Is genre just a marketing concept or is it an integral part of the compositional process? How do you draw distinctions between different genres while also acknowledging their relationship and overlap? For example, how do you simultaneously emphasize the differences and connections between New Wave and Synth Pop or Avant-Garde Jazz and Free Improvisation?


How do you handle sorting genres that genuinely straddle the fence between entirely different musical universes: Reggae Rock, Folk Pop, Funk Jazz, Country Rap?


And then there’s the question of nomenclature. There are many genres that people identify with several different, interchangeable names, like Soft Rock and Lite Rock, or Nashville Sound and Countrypolitan. And there are totally distinct genres that people use the same exact name for, like “Electronic Music,” which could refer to 1950s Moog experimentation or EDM… or both.


Then, of course, there are genres that have evolved so much from their original form that their name has lost its meaning. Bedroom Pop from 1997 has nearly no relationship to what we call Bedroom Pop today. Oldies used to refer to material from the late 40s-early 60s, and now refers to late 70s - early 90s.

Then you’ve got something like Adult Album Alternative, (which, as an aside, was a term clearly invented by a music industry professional, as no musician ever thought, “I want to write an Adult Album Alternative song.”). Every single one of those words has aged out of its original meaning. “Adults,” are now Millennials and Gen-X’ers instead of Boomers. What used to be heard as “Alternative,” now sounds entirely mainstream. And “Albums,” as a phenomenon, are no longer the way most people engage with music. So is there any value to that genre name anymore?


Furthermore, what feel like extremely important genre distinctions today might not even be recognizable a couple decades down the line. Is the distinction that was made in the 1980s between Synth-Pop and Sophisti-Pop even audible to today’s listeners? How about the endless parsing of Breakbeat sub-genres? Will the people of 2100 hear the distinctions between the 33 different genres of Metal that we have carefully identified, or will it all just sound like Rock to them?

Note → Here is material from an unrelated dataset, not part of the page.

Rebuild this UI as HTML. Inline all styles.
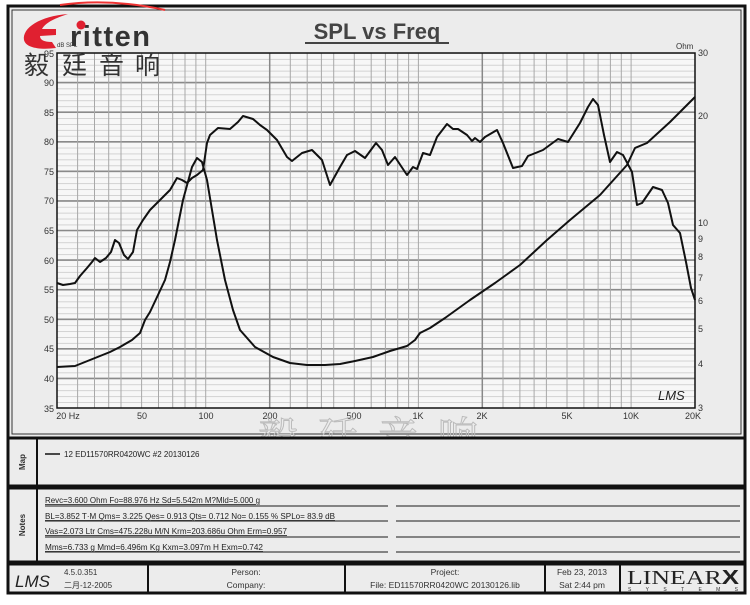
<!DOCTYPE html>
<html><head><meta charset="utf-8"><style>
body{margin:0;background:#fff;width:750px;height:600px;overflow:hidden;font-family:"Liberation Sans",Arial,sans-serif}
</style></head><body>
<svg width="750" height="600" viewBox="0 0 750 600" xmlns="http://www.w3.org/2000/svg" font-family="Liberation Sans, Arial, sans-serif">
<defs>
<pattern id="hg" x="0" y="53" width="10" height="5.9167" patternUnits="userSpaceOnUse">
<line x1="0" y1="0.3" x2="10" y2="0.3" stroke="#c4c4c4" stroke-width="0.8"/>
</pattern>
</defs>
<rect x="0" y="0" width="750" height="600" fill="#fff"/>
<rect x="8" y="6" width="737" height="587" fill="#ececec" stroke="#111" stroke-width="3"/>
<rect x="12" y="10" width="729" height="424" fill="#ececec" stroke="#333" stroke-width="1"/>
<text x="377" y="39" font-size="22" font-weight="bold" fill="#444" text-anchor="middle">SPL vs Freq</text>
<line x1="305" y1="43" x2="449" y2="43" stroke="#444" stroke-width="2"/>
<text x="676" y="49" font-size="8" fill="#333">Ohm</text>
<rect x="57" y="53" width="638" height="355" fill="#f7f7f7"/>
<rect x="57" y="53" width="638" height="355" fill="url(#hg)"/>
<g stroke="#8a8a8a" stroke-width="1.6">
<path d="M57 82.6H695M57 112.2H695M57 141.8H695M57 171.3H695M57 200.9H695M57 230.5H695M57 260.1H695M57 289.7H695M57 319.3H695M57 348.8H695M57 378.4H695"/>
</g>
<g stroke="#a8a8a8" stroke-width="1">
<path d="M77.6 53V408M94.5 53V408M108.7 53V408M121 53V408M141.6 53V408M158.5 53V408M172.7 53V408M185 53V408M195.9 53V408M205.7 53V408
M290.3 53V408M307.2 53V408M321.4 53V408M333.7 53V408M354.3 53V408M371.2 53V408M385.4 53V408M397.7 53V408M408.6 53V408M418.4 53V408
M503 53V408M519.9 53V408M534.1 53V408M546.4 53V408M567 53V408M583.9 53V408M598.1 53V408M610.4 53V408M621.3 53V408M631.1 53V408"/>
</g>
<g stroke="#888" stroke-width="1.5"><path d="M269.7 53V408M482.3 53V408"/></g>
<rect x="57" y="53" width="638" height="355" fill="none" stroke="#111" stroke-width="1.5"/>
<g font-size="9" fill="#333" text-anchor="end">
<text x="54" y="57">95</text><text x="54" y="86">90</text><text x="54" y="116">85</text><text x="54" y="145">80</text>
<text x="54" y="175">75</text><text x="54" y="204">70</text><text x="54" y="234">65</text><text x="54" y="264">60</text>
<text x="54" y="293">55</text><text x="54" y="323">50</text><text x="54" y="352">45</text><text x="54" y="382">40</text><text x="54" y="412">35</text>
</g>
<g font-size="9" fill="#333" text-anchor="middle">
<text x="68" y="419">20  Hz</text><text x="142" y="419">50</text><text x="206" y="419">100</text><text x="270" y="419">200</text>
<text x="354" y="419">500</text><text x="418" y="419">1K</text><text x="482" y="419">2K</text><text x="567" y="419">5K</text>
<text x="631" y="419">10K</text><text x="693" y="419">20K</text>
</g>
<g font-size="9" fill="#333">
<text x="698" y="56">30</text><text x="698" y="119">20</text><text x="698" y="226">10</text><text x="698" y="242">9</text>
<text x="698" y="260">8</text><text x="698" y="281">7</text><text x="698" y="304">6</text><text x="698" y="332">5</text>
<text x="698" y="367">4</text><text x="698" y="411">3</text>
</g>
<text x="658" y="400" font-size="13" font-style="italic" fill="#222">LMS</text>
<polyline fill="none" stroke="#111" stroke-width="2" stroke-linejoin="round" points="57,283 63,285 70,284 75,283 80,276 87,268 92,262 95,258 100,262 106,258 111,252 115,240 119,243 124,255 128,259 133,252 137,230 143,220 150,210 160,200 170,190 177,178 182,180 187,183 192,178 197,175 203,170 207,143 210,135 218,128 230,129 238,122 243,116 253,119 260,125 267,130 277,140 287,157 292,161 302,153 312,150 322,160 330,185 340,167 347,155 355,151 365,158 376,143 382,150 388,165 395,157 401,166 407,175 413,167 417,169 423,153 430,155 437,137 447,124 453,129 458,129 467,135 472,141 475,138 480,142 485,137 497,130 503,143 513,168 522,166 528,156 543,150 558,139 568,142 580,123 588,107 593,99 598,105 604,135 610,162 617,152 623,155 632,172 637,205 642,203 653,187 662,190 668,203 673,225 680,233 686,262 691,288 695,300"/>
<polyline fill="none" stroke="#111" stroke-width="2" stroke-linejoin="round" points="57,367 75,366 95,358 110,352 120,347 132,340 140,333 145,320 150,312 158,295 165,280 170,262 175,240 183,200 192,167 197,158 202,162 207,180 212,210 217,240 225,280 233,310 240,330 255,347 273,357 290,363 307,365 325,365 340,364 355,361 373,357 390,351 407,346 415,340 420,333 430,328 445,318 470,300 495,283 520,265 547,240 570,220 600,195 627,165 635,148 647,143 670,122 695,97"/>
<path d="M60 5 Q110 -2 165 10" stroke="#e33" stroke-width="2" fill="none"/>
<path d="M68 14 C40 16 22 28 24 40 C26 48 40 50 56 48 L52 42 C44 42 40 40 40 36 L56 35 L56 29 L42 29 C46 22 56 18 68 14 Z" fill="#e02030"/>
<text x="70" y="46" font-size="29" font-weight="bold" fill="#333" letter-spacing="1.5">ritten</text>
<circle cx="81" cy="25" r="4.5" fill="#e02030"/>
<text x="57" y="47" font-size="6" fill="#333">dB SPL</text>
<g font-size="25" fill="#333" font-family="Noto Sans CJK TC, sans-serif">
<text x="24" y="74">毅</text><text x="62" y="74">廷</text><text x="99" y="74">音</text><text x="135" y="74">响</text>
</g>
<g font-size="40" fill="none" stroke="#bbb" stroke-width="1" font-family="Noto Serif CJK SC, serif">
<text x="258" y="450">毅</text><text x="318" y="450">廷</text><text x="378" y="450">音</text><text x="438" y="450">响</text>
</g>
<!-- Map panel -->
<rect x="8" y="438" width="737" height="48" fill="#ececec" stroke="#111" stroke-width="3"/>
<line x1="37" y1="438" x2="37" y2="486" stroke="#111" stroke-width="2"/>
<text transform="translate(25,462) rotate(-90)" font-size="8" font-weight="bold" fill="#333" text-anchor="middle">Map</text>
<line x1="45" y1="454" x2="60" y2="454" stroke="#111" stroke-width="1.5"/>
<text x="64" y="457" font-size="8" fill="#222">12  ED11570RR0420WC #2 20130126</text>
<!-- Notes panel -->
<rect x="8" y="488" width="737" height="74" fill="#ececec" stroke="#111" stroke-width="3"/>
<line x1="37" y1="488" x2="37" y2="562" stroke="#111" stroke-width="2"/>
<text transform="translate(25,525) rotate(-90)" font-size="8" font-weight="bold" fill="#333" text-anchor="middle">Notes</text>
<g font-size="8" fill="#222" text-decoration="underline">
<text x="45" y="503" textLength="215" lengthAdjust="spacingAndGlyphs">Revc=3.600 Ohm  Fo=88.976 Hz  Sd=5.542m M?Mld=5.000 g</text>
<text x="45" y="519" textLength="290" lengthAdjust="spacingAndGlyphs">BL=3.852 T·M  Qms= 3.225  Qes= 0.913  Qts= 0.712  No= 0.155 %  SPLo= 83.9 dB</text>
<text x="45" y="534" textLength="242" lengthAdjust="spacingAndGlyphs">Vas=2.073 Ltr  Cms=475.228u M/N  Krm=203.686u Ohm  Erm=0.957</text>
<text x="45" y="550" textLength="218" lengthAdjust="spacingAndGlyphs">Mms=6.733 g  Mmd=6.496m Kg  Kxm=3.097m H  Exm=0.742</text>
</g>
<g stroke="#444" stroke-width="1.2">
<path d="M45 506H388M396 506H740M45 521H388M396 521H740M45 537H388M396 537H740M45 552H388M396 552H740"/>
</g>
<!-- footer -->
<rect x="8" y="564" width="737" height="29" fill="#ececec" stroke="#111" stroke-width="3"/>
<g stroke="#111" stroke-width="2"><path d="M148 564V593M345 564V593M545 564V593M620 564V593"/></g>
<text x="15" y="587" font-size="17" font-style="italic" fill="#222">LMS</text>
<text x="64" y="575" font-size="8" fill="#333">4.5.0.351</text>
<text x="64" y="588" font-size="8" fill="#333">二月-12-2005</text>
<g font-size="8.5" fill="#333" text-anchor="middle">
<text x="246" y="575">Person:</text><text x="246" y="588">Company:</text>
<text x="445" y="575">Project:</text><text x="445" y="588">File: ED11570RR0420WC 20130126.lib</text>
<text x="582" y="575">Feb 23, 2013</text><text x="582" y="588">Sat  2:44 pm</text>
</g>
<text x="627" y="584" font-size="20" fill="#222" font-family="Liberation Serif, serif" textLength="112" lengthAdjust="spacingAndGlyphs">LINEAR<tspan font-weight="bold" font-family="Liberation Sans, sans-serif">X</tspan></text>
<text x="628" y="591" font-size="5" fill="#333" textLength="110" lengthAdjust="spacing">SYSTEMS</text>
</svg>
</body></html>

Perhaps most importantly for staying relevant, how do you decide when a new sound has earned full-fledged genre status? Artists, critics, scholars and marketers are constantly throwing new terms and names at the wall to describe new music or reclassify older music. Some of the names stick and some don’t. When does Glitchcore gain enough traction to be called a legit genre? When exactly did Cloud Rap tip that scale? Are there enough Paisley Underground or Madchester or Hyphy or Sertanejo Romântico artists that it’s worth continuing to call those unique genres, or can we safely roll those artists up to their parent genres? Should TikTok music be considered a genre entirely unto itself?


Any time you set about naming things that already exist and sorting them into buckets, you’re going to run into impossible problems. For example, we run the risk of potentially offending makers and listeners by getting something wrong. It’s dicey for any one person or institution to claim to have the definitive say on any of this stuff. And, while we’re being honest, we struggle with how to handle the music that truly defies genre.


Regardless if a track or an artist doesn’t fit neatly into a slot (and few actually do) we still have to put them somewhere. Even truly singular artists like Moondog, Ryuichi Sakamoto or Diamanda Galas. Consider, if you will, that hat that holds two cans that you can sip from straws. Should you store that with your hats or with your drinking vessels? Or should you have an entirely separate box where you keep all your multi-use objects? Despite it being difficult, messy and often less than ideal, we have to do something with the many musical drinky hats out there. 


If you spend enough time pondering these questions (which, to the annoyance of our managers, boy oh boy did we ever) you will inevitably wind up asking the big one: Is genre real?


As musicians and listeners, we usually say, “No,” as we don’t like to perceive ourselves or our tastes fitting into pigeonholes or believing that our inclinations can be reduced to a two-word description.


A top-forty DJ or a record exec might say, “Yes,” with the kind of confidence necessary to retain their job in the multi-billion dollar music industry.


As Music Analysts, we say, “We can’t answer whether or not genre is real, but we need a way to help listeners find music they like, and this is just one tool in the toolkit, albeit a pretty handy one.”


If genre were the only thing we were using to identify an artist or song, it would be a lot more problematic. But since it’s only one of hundreds of other traits that we consider, it removes some of the pressure to get our genre definitions 100% perfect (which, as noted above, is impossible).


As for the real answer of whether or not genre is real, I’d say, “What do you think?”